(Stored entries)
BEGIN

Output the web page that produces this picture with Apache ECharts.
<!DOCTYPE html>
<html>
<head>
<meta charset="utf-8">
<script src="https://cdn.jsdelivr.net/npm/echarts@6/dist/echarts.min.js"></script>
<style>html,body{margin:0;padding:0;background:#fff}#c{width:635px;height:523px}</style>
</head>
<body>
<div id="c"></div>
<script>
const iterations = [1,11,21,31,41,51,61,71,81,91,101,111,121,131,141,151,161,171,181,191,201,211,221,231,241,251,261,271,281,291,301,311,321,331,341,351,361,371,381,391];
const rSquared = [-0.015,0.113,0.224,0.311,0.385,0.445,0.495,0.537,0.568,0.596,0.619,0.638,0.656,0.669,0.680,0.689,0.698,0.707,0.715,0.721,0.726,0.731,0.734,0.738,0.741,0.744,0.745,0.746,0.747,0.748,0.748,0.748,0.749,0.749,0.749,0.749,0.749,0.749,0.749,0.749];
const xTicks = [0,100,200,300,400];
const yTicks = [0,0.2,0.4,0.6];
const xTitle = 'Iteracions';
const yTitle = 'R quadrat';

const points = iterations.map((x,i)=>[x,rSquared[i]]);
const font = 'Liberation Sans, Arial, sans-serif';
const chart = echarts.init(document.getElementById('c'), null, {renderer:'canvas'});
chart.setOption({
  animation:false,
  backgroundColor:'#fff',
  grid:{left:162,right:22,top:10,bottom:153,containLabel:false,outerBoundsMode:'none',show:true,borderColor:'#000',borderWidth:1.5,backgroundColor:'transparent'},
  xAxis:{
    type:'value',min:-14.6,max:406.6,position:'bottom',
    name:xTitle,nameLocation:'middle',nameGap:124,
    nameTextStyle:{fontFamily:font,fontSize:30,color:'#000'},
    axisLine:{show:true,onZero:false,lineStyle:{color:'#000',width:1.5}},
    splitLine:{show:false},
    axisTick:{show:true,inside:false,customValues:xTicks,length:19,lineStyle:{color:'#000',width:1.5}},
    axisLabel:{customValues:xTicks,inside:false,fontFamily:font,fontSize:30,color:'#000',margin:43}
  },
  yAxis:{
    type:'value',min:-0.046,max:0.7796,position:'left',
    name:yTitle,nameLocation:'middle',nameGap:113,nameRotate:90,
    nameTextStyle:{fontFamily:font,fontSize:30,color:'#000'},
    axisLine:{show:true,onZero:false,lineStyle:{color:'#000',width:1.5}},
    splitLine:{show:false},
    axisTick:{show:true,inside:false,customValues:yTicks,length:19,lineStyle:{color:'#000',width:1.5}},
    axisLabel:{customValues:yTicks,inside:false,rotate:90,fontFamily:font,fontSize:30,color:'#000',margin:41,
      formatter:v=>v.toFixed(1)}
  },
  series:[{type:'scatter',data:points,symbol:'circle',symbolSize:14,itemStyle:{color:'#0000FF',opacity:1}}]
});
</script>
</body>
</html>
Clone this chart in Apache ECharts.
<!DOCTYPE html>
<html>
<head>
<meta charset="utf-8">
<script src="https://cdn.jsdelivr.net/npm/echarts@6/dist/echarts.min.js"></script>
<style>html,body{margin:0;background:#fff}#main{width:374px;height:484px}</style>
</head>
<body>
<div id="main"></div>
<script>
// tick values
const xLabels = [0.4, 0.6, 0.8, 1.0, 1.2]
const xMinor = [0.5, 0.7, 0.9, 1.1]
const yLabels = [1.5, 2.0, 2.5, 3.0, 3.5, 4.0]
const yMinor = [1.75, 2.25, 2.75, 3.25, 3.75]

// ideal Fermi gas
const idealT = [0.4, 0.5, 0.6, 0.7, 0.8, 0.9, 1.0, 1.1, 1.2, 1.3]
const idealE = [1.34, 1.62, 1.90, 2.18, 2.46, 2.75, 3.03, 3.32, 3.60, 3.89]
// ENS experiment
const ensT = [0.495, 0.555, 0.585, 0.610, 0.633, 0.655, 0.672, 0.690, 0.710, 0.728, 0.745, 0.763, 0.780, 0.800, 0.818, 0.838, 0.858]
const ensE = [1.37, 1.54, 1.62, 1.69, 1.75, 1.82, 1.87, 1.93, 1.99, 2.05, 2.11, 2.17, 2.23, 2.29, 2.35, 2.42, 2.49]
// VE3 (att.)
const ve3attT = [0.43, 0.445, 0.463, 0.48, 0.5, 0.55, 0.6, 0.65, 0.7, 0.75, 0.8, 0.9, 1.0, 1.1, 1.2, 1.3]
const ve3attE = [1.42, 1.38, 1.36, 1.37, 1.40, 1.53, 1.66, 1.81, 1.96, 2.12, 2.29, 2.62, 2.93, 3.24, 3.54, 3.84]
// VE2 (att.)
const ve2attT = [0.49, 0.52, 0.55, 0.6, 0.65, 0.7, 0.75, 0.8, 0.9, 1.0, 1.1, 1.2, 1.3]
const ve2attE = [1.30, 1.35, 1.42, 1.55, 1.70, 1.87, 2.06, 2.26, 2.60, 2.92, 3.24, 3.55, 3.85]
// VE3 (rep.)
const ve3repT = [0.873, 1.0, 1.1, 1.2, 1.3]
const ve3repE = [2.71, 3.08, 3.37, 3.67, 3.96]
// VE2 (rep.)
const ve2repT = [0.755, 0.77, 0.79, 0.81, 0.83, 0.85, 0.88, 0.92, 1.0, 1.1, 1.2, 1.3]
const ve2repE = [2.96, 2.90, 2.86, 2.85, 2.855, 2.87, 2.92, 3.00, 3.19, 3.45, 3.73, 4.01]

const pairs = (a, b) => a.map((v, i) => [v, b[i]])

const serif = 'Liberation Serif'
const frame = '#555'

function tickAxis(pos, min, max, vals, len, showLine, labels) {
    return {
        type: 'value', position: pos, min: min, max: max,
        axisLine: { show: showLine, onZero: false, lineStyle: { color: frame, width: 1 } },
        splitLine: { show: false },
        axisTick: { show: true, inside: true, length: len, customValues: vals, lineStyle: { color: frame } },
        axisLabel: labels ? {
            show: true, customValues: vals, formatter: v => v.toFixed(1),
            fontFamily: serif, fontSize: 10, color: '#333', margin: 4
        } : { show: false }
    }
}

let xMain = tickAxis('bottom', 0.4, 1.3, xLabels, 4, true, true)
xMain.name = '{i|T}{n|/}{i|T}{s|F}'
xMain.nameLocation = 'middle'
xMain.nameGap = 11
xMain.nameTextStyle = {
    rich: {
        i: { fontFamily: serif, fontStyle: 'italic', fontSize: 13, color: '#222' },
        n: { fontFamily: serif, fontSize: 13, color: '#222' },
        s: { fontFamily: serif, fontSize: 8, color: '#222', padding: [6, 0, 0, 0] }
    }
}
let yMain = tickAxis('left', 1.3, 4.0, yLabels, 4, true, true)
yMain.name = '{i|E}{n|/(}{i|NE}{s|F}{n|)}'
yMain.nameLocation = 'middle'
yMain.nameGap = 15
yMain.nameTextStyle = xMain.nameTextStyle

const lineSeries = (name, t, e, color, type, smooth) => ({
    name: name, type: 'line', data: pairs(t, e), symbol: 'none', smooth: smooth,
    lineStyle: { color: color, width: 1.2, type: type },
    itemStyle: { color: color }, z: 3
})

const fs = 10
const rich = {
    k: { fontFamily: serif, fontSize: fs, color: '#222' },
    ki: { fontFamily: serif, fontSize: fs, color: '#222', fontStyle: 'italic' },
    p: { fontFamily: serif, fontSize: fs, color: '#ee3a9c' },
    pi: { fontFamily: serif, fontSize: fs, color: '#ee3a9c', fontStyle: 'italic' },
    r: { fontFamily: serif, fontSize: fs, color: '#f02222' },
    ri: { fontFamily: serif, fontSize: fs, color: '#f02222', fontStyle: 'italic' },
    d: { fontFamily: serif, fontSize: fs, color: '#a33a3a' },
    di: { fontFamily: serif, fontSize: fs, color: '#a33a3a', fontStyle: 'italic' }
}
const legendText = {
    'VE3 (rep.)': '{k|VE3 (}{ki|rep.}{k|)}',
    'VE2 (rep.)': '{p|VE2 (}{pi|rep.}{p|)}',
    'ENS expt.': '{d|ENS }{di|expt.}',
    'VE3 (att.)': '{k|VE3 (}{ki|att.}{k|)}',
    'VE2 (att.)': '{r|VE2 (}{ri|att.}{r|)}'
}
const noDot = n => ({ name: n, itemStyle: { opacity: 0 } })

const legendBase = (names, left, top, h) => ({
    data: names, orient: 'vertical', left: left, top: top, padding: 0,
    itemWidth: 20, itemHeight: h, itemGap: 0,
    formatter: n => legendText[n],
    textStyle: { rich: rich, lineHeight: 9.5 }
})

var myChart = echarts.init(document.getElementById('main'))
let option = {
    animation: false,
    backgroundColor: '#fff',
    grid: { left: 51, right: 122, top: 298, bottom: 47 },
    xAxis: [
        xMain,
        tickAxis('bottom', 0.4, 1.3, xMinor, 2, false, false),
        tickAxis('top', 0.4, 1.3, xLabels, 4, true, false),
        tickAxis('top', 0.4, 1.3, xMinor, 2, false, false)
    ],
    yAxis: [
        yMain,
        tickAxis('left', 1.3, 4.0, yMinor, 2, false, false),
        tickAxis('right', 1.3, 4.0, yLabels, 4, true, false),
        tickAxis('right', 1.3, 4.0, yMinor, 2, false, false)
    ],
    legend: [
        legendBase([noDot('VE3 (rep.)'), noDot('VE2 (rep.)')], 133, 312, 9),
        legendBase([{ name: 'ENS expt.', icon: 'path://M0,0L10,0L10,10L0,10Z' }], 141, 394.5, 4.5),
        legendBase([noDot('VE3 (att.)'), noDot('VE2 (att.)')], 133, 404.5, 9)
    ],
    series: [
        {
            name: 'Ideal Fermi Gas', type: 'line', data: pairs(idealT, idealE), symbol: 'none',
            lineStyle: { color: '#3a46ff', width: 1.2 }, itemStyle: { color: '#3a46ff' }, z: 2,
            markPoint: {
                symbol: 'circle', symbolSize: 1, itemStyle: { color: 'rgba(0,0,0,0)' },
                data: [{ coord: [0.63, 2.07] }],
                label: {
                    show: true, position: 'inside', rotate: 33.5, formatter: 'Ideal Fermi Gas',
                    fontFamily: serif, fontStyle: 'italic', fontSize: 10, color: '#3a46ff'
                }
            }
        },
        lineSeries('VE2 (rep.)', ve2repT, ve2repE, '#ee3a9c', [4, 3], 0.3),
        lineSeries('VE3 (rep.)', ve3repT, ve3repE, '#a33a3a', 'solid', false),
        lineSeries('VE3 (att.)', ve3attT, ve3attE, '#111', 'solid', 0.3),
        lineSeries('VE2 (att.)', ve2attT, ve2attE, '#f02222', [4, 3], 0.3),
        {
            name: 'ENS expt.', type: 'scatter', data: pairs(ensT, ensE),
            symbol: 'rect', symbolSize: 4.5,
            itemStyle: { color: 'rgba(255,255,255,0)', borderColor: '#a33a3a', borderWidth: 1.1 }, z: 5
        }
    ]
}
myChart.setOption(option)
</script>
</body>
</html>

END

## Problem description:
From the first line of the records above to the line that contains "const yTitle = 'R quadrat';", quote each line exactly.

## Result of this exercise:
Output the web page that produces this picture with Apache ECharts.
<!DOCTYPE html>
<html>
<head>
<meta charset="utf-8">
<script src="https://cdn.jsdelivr.net/npm/echarts@6/dist/echarts.min.js"></script>
<style>html,body{margin:0;padding:0;background:#fff}#c{width:635px;height:523px}</style>
</head>
<body>
<div id="c"></div>
<script>
const iterations = [1,11,21,31,41,51,61,71,81,91,101,111,121,131,141,151,161,171,181,191,201,211,221,231,241,251,261,271,281,291,301,311,321,331,341,351,361,371,381,391];
const rSquared = [-0.015,0.113,0.224,0.311,0.385,0.445,0.495,0.537,0.568,0.596,0.619,0.638,0.656,0.669,0.680,0.689,0.698,0.707,0.715,0.721,0.726,0.731,0.734,0.738,0.741,0.744,0.745,0.746,0.747,0.748,0.748,0.748,0.749,0.749,0.749,0.749,0.749,0.749,0.749,0.749];
const xTicks = [0,100,200,300,400];
const yTicks = [0,0.2,0.4,0.6];
const xTitle = 'Iteracions';
const yTitle = 'R quadrat';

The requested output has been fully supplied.